Pope in Captivity : Historic Centre of Avignon

The city of Avignon is located on the banks of the River Rhone in southern France. The city was the heart of the Christian world around 700 years ago. Pont Saint-Bénezet was made famous by the childrens song. Sadly most of the bridge has been lost due to flooding. During the middle Ages, it was a major strategic point spanning the River Rhone.

The Cathedral of Notre-Dame des Domes stands on top of a small hill overlooking the town. The Popes throne is at the back of the Cathedral. The Pope, the head of the Catholic Church, was held in captivity here in Avignon in the 14th century. Pope Clement V was forced to move from Rome to Avignon on the order of the King of France. The King wanted to strengthen French influence in Europe by using the power of the church. The incident is known as the Avignon Captivity.

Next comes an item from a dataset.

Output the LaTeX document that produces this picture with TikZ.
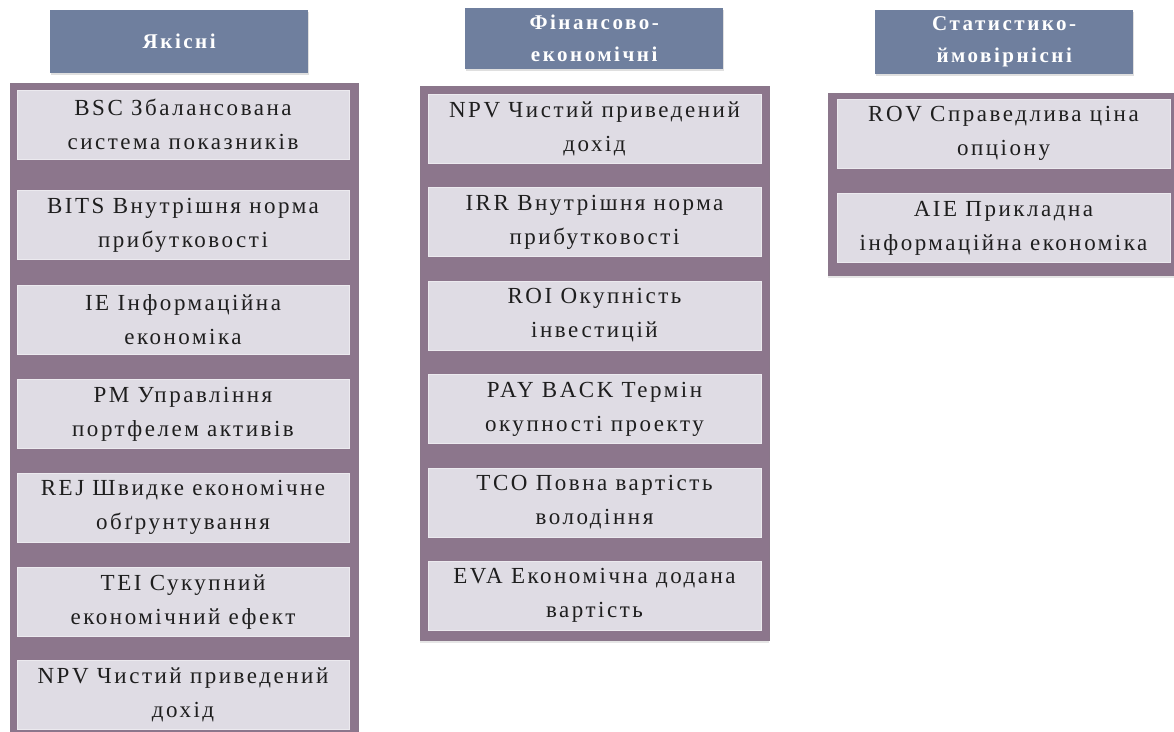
\documentclass[tikz,border=0pt]{standalone}
\usepackage{fontspec}
\usepackage{xcolor}
\usepackage{tikz}
\usetikzlibrary{positioning,shadows}
\newfontfamily\itemfont{Liberation Serif}[LetterSpace=11]
\newfontfamily\headfont{Liberation Serif}[LetterSpace=12]
\definecolor{headblue}{RGB}{111, 127, 158}
\definecolor{groupmauve}{RGB}{140, 118, 140}
\definecolor{itemgray}{RGB}{223, 220, 228}
\definecolor{itemtext}{RGB}{30, 30, 30}

\tikzset{
  headbox/.style={rectangle, fill=headblue, anchor=north west, inner sep=0pt,
    minimum width=258pt, align=center, text=white,
    font=\headfont\bfseries\fontsize{21}{32}\selectfont,
    drop shadow={opacity=0.25, shadow xshift=1pt, shadow yshift=-2pt}},
  groupbox/.style={rectangle, fill=groupmauve, draw=groupmauve!85!gray, anchor=north west,
    inner sep=0pt, drop shadow={opacity=0.2, shadow xshift=0pt, shadow yshift=-3pt}},
  itembox/.style={rectangle, fill=itemgray, draw=itemgray!60!white, anchor=north,
    inner sep=0pt, minimum width=332pt, minimum height=69pt, align=center,
    text=itemtext, font=\itemfont\fontsize{23}{34}\selectfont}
}

\begin{document}
\begin{tikzpicture}[x=1pt, y=-1pt]
            \useasboundingbox (0,0) rectangle (1174,731);

            % Headers
            \node[headbox, minimum height=63pt] (headQual) at (50,10) {Якісні};
            \node[headbox, minimum height=61pt] (headFin) at (465,8) {Фінансово-\\економічні};
            \node[headbox, minimum height=64pt] (headStat) at (875,10) {Статистико-\\ймовірнісні};

            % Group backgrounds
            \node[groupbox, minimum width=348pt, minimum height=660pt] (groupQual) at (10,83) {};
            \node[groupbox, minimum width=349pt, minimum height=554pt] (groupFin) at (420,86) {};
            \node[groupbox, minimum width=352pt, minimum height=182pt] (groupStat) at (828,93) {};

            % Qualitative methods
            \node[itembox] (bsc) at (183,90) {BSC Збалансована\\система показників};
            \node[itembox, below=31pt of bsc] (bits) {BITS Внутрішня норма\\прибутковості};
            \node[itembox, below=25pt of bits] (ie) {IE Інформаційна\\економіка};
            \node[itembox, below=25pt of ie] (pm) {PM Управління\\портфелем активів};
            \node[itembox, below=24pt of pm] (rej) {REJ Швидке економічне\\обґрунтування};
            \node[itembox, below=25pt of rej] (tei) {TEI Сукупний\\економічний ефект};
            \node[itembox, below=24pt of tei] (npvQual) {NPV Чистий приведений\\дохід};

            % Financial methods
            \node[itembox, minimum width=333pt] (npvFin) at (594.5,94) {NPV Чистий приведений\\дохід};
            \node[itembox, minimum width=333pt, below=24pt of npvFin] (irr) {IRR Внутрішня норма\\прибутковості};
            \node[itembox, minimum width=333pt, below=24pt of irr] (roi) {ROI Окупність\\інвестицій};
            \node[itembox, minimum width=333pt, below=24pt of roi] (payback) {PAY BACK Термін\\окупності проекту};
            \node[itembox, minimum width=333pt, below=24pt of payback] (tco) {TCO Повна вартість\\володіння};
            \node[itembox, minimum width=333pt, below=24pt of tco] (eva) {EVA Економічна додана\\вартість};

            % Statistical methods
            \node[itembox, minimum width=333pt] (rov) at (1003.5,99) {ROV Справедлива ціна\\опціону};
            \node[itembox, minimum width=333pt, below=25pt of rov] (aie) {AIE Прикладна\\інформаційна економіка};
        \end{tikzpicture}
\end{document}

The large building next to the cathedral is the Papal palace. 50-metre high walls surrounded the palace to protect the Pope. The palace became known as The most protected residence in the world. A chapel, the Cardinals residence, Knights barracks, a courthouse and tax office were all placed inside this vast 15,000 square-meter castle. This is the Papal Bedroom. Nature-inspired motifs decorate the walls and floors. There is a fresco painting with hunting scenes on the walls of the Deer Room. Many artists moved here with the Pope. Avignon became a prosperous town and its population grew five-fold to 30,000. However, the Pope – after a time – hoped he would return to Rome and be freed from French control. Pope Gregory XI finally managed to return to the Vatican some 70 years later. Avignon – following the departure of the Pope – once again returned to being a quiet suburban town in southern France.